▶ [SUPPLIED MATERIAL]:
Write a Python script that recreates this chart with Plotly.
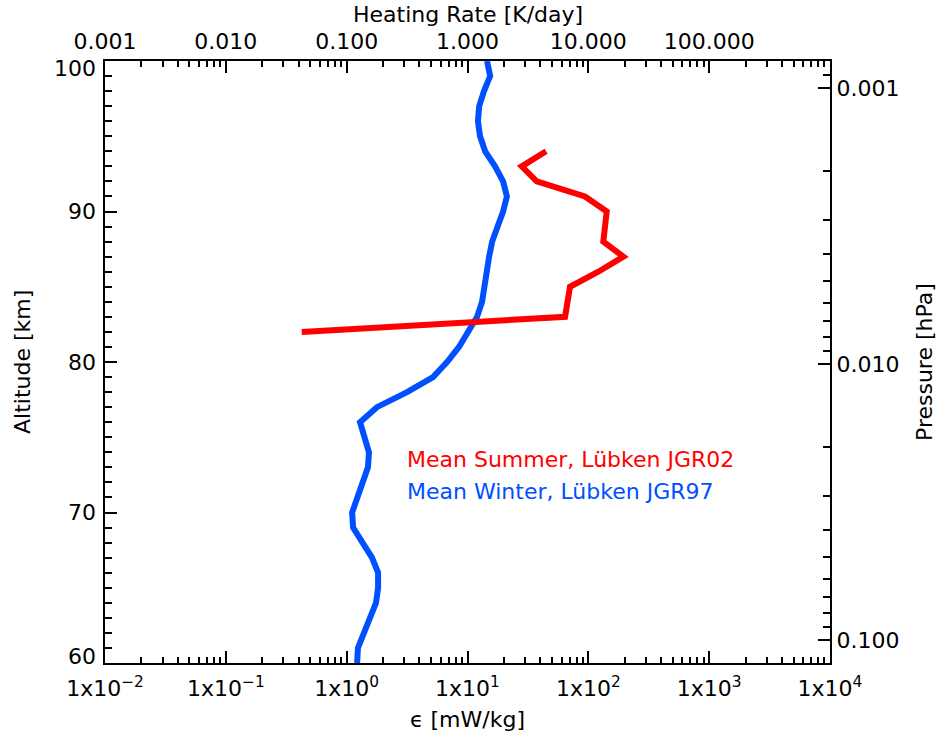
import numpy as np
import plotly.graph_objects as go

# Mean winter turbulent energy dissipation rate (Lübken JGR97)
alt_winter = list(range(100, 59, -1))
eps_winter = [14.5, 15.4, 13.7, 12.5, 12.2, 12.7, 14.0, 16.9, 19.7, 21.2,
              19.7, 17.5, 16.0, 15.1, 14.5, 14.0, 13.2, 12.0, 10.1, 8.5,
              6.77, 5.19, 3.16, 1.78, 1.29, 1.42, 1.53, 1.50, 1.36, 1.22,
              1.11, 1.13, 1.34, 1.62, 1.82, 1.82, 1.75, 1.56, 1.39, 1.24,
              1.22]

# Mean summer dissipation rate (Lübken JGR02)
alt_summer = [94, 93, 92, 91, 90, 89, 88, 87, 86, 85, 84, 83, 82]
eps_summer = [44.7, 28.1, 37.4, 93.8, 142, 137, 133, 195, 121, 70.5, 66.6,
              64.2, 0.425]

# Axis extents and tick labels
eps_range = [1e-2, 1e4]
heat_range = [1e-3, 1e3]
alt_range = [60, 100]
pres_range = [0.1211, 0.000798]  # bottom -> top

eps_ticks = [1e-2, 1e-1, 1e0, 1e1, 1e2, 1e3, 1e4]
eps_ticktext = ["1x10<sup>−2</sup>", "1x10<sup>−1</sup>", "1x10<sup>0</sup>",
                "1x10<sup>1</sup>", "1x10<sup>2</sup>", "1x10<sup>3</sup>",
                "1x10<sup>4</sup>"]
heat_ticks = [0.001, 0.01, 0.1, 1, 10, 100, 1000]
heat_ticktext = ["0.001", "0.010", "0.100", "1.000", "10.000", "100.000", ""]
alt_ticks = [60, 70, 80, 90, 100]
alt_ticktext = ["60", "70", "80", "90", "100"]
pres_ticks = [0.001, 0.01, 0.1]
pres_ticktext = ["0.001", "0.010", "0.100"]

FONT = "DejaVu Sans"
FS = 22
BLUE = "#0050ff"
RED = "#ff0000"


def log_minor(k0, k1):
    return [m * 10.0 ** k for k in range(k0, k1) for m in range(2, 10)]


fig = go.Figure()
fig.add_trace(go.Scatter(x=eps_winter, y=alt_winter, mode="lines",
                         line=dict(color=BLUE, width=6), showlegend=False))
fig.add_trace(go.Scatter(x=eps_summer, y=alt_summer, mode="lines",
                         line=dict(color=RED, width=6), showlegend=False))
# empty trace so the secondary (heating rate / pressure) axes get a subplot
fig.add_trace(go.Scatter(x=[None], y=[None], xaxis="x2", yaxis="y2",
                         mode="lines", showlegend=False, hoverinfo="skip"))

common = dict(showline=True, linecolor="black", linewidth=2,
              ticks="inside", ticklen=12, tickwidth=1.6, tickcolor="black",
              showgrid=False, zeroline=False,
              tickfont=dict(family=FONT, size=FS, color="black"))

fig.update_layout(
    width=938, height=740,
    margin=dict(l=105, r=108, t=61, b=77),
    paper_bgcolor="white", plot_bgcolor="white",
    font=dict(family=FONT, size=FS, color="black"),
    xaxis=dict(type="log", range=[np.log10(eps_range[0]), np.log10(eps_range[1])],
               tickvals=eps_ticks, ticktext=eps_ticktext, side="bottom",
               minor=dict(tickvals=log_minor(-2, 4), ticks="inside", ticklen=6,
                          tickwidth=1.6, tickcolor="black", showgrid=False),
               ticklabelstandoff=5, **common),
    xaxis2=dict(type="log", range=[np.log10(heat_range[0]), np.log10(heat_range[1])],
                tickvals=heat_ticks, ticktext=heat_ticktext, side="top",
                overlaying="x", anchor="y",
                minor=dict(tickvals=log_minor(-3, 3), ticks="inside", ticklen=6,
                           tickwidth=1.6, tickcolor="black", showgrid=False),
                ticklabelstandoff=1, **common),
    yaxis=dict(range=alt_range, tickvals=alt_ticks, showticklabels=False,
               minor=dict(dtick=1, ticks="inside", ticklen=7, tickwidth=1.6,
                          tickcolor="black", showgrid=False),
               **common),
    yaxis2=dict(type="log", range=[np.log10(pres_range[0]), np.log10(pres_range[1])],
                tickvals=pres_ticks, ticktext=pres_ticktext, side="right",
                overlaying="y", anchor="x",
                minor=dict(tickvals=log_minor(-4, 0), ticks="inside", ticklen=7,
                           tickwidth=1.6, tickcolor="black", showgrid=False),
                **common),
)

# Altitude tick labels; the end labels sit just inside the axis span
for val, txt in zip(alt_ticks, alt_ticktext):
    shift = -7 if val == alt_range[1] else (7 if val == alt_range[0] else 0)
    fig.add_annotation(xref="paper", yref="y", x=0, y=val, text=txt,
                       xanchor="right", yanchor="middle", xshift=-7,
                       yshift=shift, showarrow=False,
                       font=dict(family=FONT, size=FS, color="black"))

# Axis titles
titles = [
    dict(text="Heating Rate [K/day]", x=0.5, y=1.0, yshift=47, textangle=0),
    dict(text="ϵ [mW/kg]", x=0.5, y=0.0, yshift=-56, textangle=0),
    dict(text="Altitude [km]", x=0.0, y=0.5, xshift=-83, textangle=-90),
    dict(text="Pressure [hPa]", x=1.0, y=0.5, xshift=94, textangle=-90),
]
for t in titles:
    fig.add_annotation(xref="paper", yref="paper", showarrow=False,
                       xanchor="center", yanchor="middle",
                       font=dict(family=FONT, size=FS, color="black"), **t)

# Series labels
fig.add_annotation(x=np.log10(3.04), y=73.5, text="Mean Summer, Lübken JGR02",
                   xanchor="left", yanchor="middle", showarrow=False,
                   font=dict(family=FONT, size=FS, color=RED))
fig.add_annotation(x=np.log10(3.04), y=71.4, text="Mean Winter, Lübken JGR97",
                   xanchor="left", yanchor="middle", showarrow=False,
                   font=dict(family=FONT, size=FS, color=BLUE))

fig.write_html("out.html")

▶ [EXERCISE]:
Leave the pictures out and output the rest of the listing exactly.

▶ [EXERCISE RESPONSE]:
Write a Python script that recreates this chart with Plotly.
import numpy as np
import plotly.graph_objects as go

# Mean winter turbulent energy dissipation rate (Lübken JGR97)
alt_winter = list(range(100, 59, -1))
eps_winter = [14.5, 15.4, 13.7, 12.5, 12.2, 12.7, 14.0, 16.9, 19.7, 21.2,
              19.7, 17.5, 16.0, 15.1, 14.5, 14.0, 13.2, 12.0, 10.1, 8.5,
              6.77, 5.19, 3.16, 1.78, 1.29, 1.42, 1.53, 1.50, 1.36, 1.22,
              1.11, 1.13, 1.34, 1.62, 1.82, 1.82, 1.75, 1.56, 1.39, 1.24,
              1.22]

# Mean summer dissipation rate (Lübken JGR02)
alt_summer = [94, 93, 92, 91, 90, 89, 88, 87, 86, 85, 84, 83, 82]
eps_summer = [44.7, 28.1, 37.4, 93.8, 142, 137, 133, 195, 121, 70.5, 66.6,
              64.2, 0.425]

# Axis extents and tick labels
eps_range = [1e-2, 1e4]
heat_range = [1e-3, 1e3]
alt_range = [60, 100]
pres_range = [0.1211, 0.000798]  # bottom -> top

eps_ticks = [1e-2, 1e-1, 1e0, 1e1, 1e2, 1e3, 1e4]
eps_ticktext = ["1x10<sup>−2</sup>", "1x10<sup>−1</sup>", "1x10<sup>0</sup>",
                "1x10<sup>1</sup>", "1x10<sup>2</sup>", "1x10<sup>3</sup>",
                "1x10<sup>4</sup>"]
heat_ticks = [0.001, 0.01, 0.1, 1, 10, 100, 1000]
heat_ticktext = ["0.001", "0.010", "0.100", "1.000", "10.000", "100.000", ""]
alt_ticks = [60, 70, 80, 90, 100]
alt_ticktext = ["60", "70", "80", "90", "100"]
pres_ticks = [0.001, 0.01, 0.1]
pres_ticktext = ["0.001", "0.010", "0.100"]

FONT = "DejaVu Sans"
FS = 22
BLUE = "#0050ff"
RED = "#ff0000"


def log_minor(k0, k1):
    return [m * 10.0 ** k for k in range(k0, k1) for m in range(2, 10)]


fig = go.Figure()
fig.add_trace(go.Scatter(x=eps_winter, y=alt_winter, mode="lines",
                         line=dict(color=BLUE, width=6), showlegend=False))
fig.add_trace(go.Scatter(x=eps_summer, y=alt_summer, mode="lines",
                         line=dict(color=RED, width=6), showlegend=False))
# empty trace so the secondary (heating rate / pressure) axes get a subplot
fig.add_trace(go.Scatter(x=[None], y=[None], xaxis="x2", yaxis="y2",
                         mode="lines", showlegend=False, hoverinfo="skip"))

common = dict(showline=True, linecolor="black", linewidth=2,
              ticks="inside", ticklen=12, tickwidth=1.6, tickcolor="black",
              showgrid=False, zeroline=False,
              tickfont=dict(family=FONT, size=FS, color="black"))

fig.update_layout(
    width=938, height=740,
    margin=dict(l=105, r=108, t=61, b=77),
    paper_bgcolor="white", plot_bgcolor="white",
    font=dict(family=FONT, size=FS, color="black"),
    xaxis=dict(type="log", range=[np.log10(eps_range[0]), np.log10(eps_range[1])],
               tickvals=eps_ticks, ticktext=eps_ticktext, side="bottom",
               minor=dict(tickvals=log_minor(-2, 4), ticks="inside", ticklen=6,
                          tickwidth=1.6, tickcolor="black", showgrid=False),
               ticklabelstandoff=5, **common),
    xaxis2=dict(type="log", range=[np.log10(heat_range[0]), np.log10(heat_range[1])],
                tickvals=heat_ticks, ticktext=heat_ticktext, side="top",
                overlaying="x", anchor="y",
                minor=dict(tickvals=log_minor(-3, 3), ticks="inside", ticklen=6,
                           tickwidth=1.6, tickcolor="black", showgrid=False),
                ticklabelstandoff=1, **common),
    yaxis=dict(range=alt_range, tickvals=alt_ticks, showticklabels=False,
               minor=dict(dtick=1, ticks="inside", ticklen=7, tickwidth=1.6,
                          tickcolor="black", showgrid=False),
               **common),
    yaxis2=dict(type="log", range=[np.log10(pres_range[0]), np.log10(pres_range[1])],
                tickvals=pres_ticks, ticktext=pres_ticktext, side="right",
                overlaying="y", anchor="x",
                minor=dict(tickvals=log_minor(-4, 0), ticks="inside", ticklen=7,
                           tickwidth=1.6, tickcolor="black", showgrid=False),
                **common),
)

# Altitude tick labels; the end labels sit just inside the axis span
for val, txt in zip(alt_ticks, alt_ticktext):
    shift = -7 if val == alt_range[1] else (7 if val == alt_range[0] else 0)
    fig.add_annotation(xref="paper", yref="y", x=0, y=val, text=txt,
                       xanchor="right", yanchor="middle", xshift=-7,
                       yshift=shift, showarrow=False,
                       font=dict(family=FONT, size=FS, color="black"))

# Axis titles
titles = [
    dict(text="Heating Rate [K/day]", x=0.5, y=1.0, yshift=47, textangle=0),
    dict(text="ϵ [mW/kg]", x=0.5, y=0.0, yshift=-56, textangle=0),
    dict(text="Altitude [km]", x=0.0, y=0.5, xshift=-83, textangle=-90),
    dict(text="Pressure [hPa]", x=1.0, y=0.5, xshift=94, textangle=-90),
]
for t in titles:
    fig.add_annotation(xref="paper", yref="paper", showarrow=False,
                       xanchor="center", yanchor="middle",
                       font=dict(family=FONT, size=FS, color="black"), **t)

# Series labels
fig.add_annotation(x=np.log10(3.04), y=73.5, text="Mean Summer, Lübken JGR02",
                   xanchor="left", yanchor="middle", showarrow=False,
                   font=dict(family=FONT, size=FS, color=RED))
fig.add_annotation(x=np.log10(3.04), y=71.4, text="Mean Winter, Lübken JGR97",
                   xanchor="left", yanchor="middle", showarrow=False,
                   font=dict(family=FONT, size=FS, color=BLUE))

fig.write_html("out.html")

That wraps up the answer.